In general, the results were in line with what we expected. The larger MTU size and increased number of TCP connections yielded higher throughput. Also, we saw noticeable improvement for instances configured with more vCPUs for the case where we used the 9000-byte MTU and multiple TCP connections.
The drop in performance for multiple TCP connections was not unexpected for the 1-vCPU instances. The multiple connections can simply increase contention for the single CPU, especially in the 1500-byte MTU case since a higher rate of packets needs to be processed.
We did notice an anomaly in the 9000-byte MTU, 1 TCP connection case, in that the 32×128 instance result was slightly lower than the 4×8 instance result. We wouldn’t expect that more vCPUs would yield a benefit for the 1 TCP connection case, but we wouldn’t expect a lower result either.
By analyzing per-physical-CPU thread utilization, we concluded that the lower throughput was likely due to impacts of poor CPU affinity. We saw that the work to handle the single stream of network packets ended up being scheduled across many different physical CPU threads during the run.
In the end, we didn’t consider the performance difference (of approximately 7%) to be significant for this workload.
Aggregate network throughput on a dedicated host
For our second scenario, we ran the same set of network data streaming tests.

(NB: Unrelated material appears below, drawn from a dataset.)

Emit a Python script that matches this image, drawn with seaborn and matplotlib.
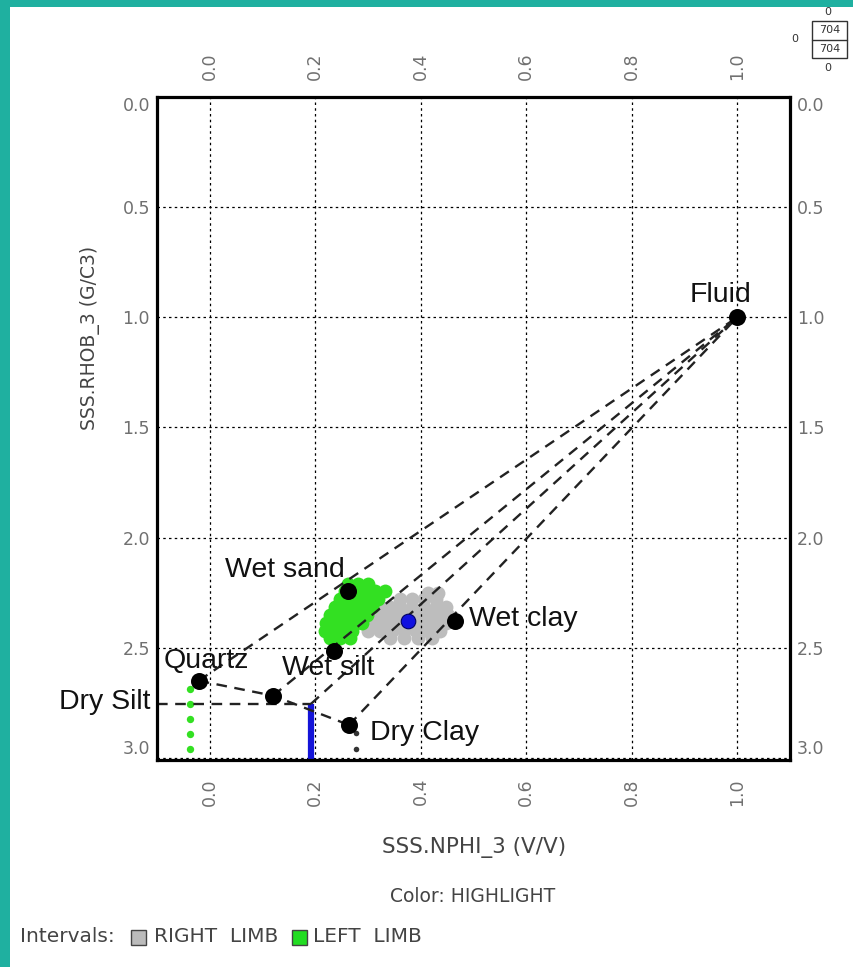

In this case, however, we executed them concurrently across all three pairs of instances to see what aggregate network throughput was achievable for the entire dedicated host.
Similar to the initial scenario, we observed the anomaly with the 4×8 instance achieving higher throughput than the 32×128 instance in the 9000-byte MTU, 1 TCP connection case. Overall, the results were as expected, with the larger MTU size and increased number of TCP connections yielding higher throughput.
Summary of study results
Given that we’ve demonstrated that the use of the larger MTU size results in higher throughput, it is important to point out that jumbo frame (9000-byte MTU) support is enabled on all of the dedicated hosts in all of our data centers. However, in order to allow the instance to use the larger size, you must configure that yourself at the instance operating system level. On CentOS 7, for example, to set the MTU size to 9000 bytes on interface eth0, you would execute the following:
# ip link set eth0 mtu 9000
Scroll to view full table
In summary, based on the results of our measurements, we were able to show the following:
A single instance on a dedicated host can achieve a network throughput >10 Gbps.
Multiple instances running a network-intensive workload concurrently can achieve an aggregate network throughput near the 20 Gbps physical bandwidth limit of the dedicated host.
Finally, we would like to mention that while dedicated instances are not offered on the IBM Cloud Virtual Private Cloud (VPC) infrastructure, virtual servers for VPC will also be able to achieve network throughput >10 Gbps. Depending on the profile selected, a VPC virtual server instance will be capable of utilizing up to 16 Gbps of network bandwidth.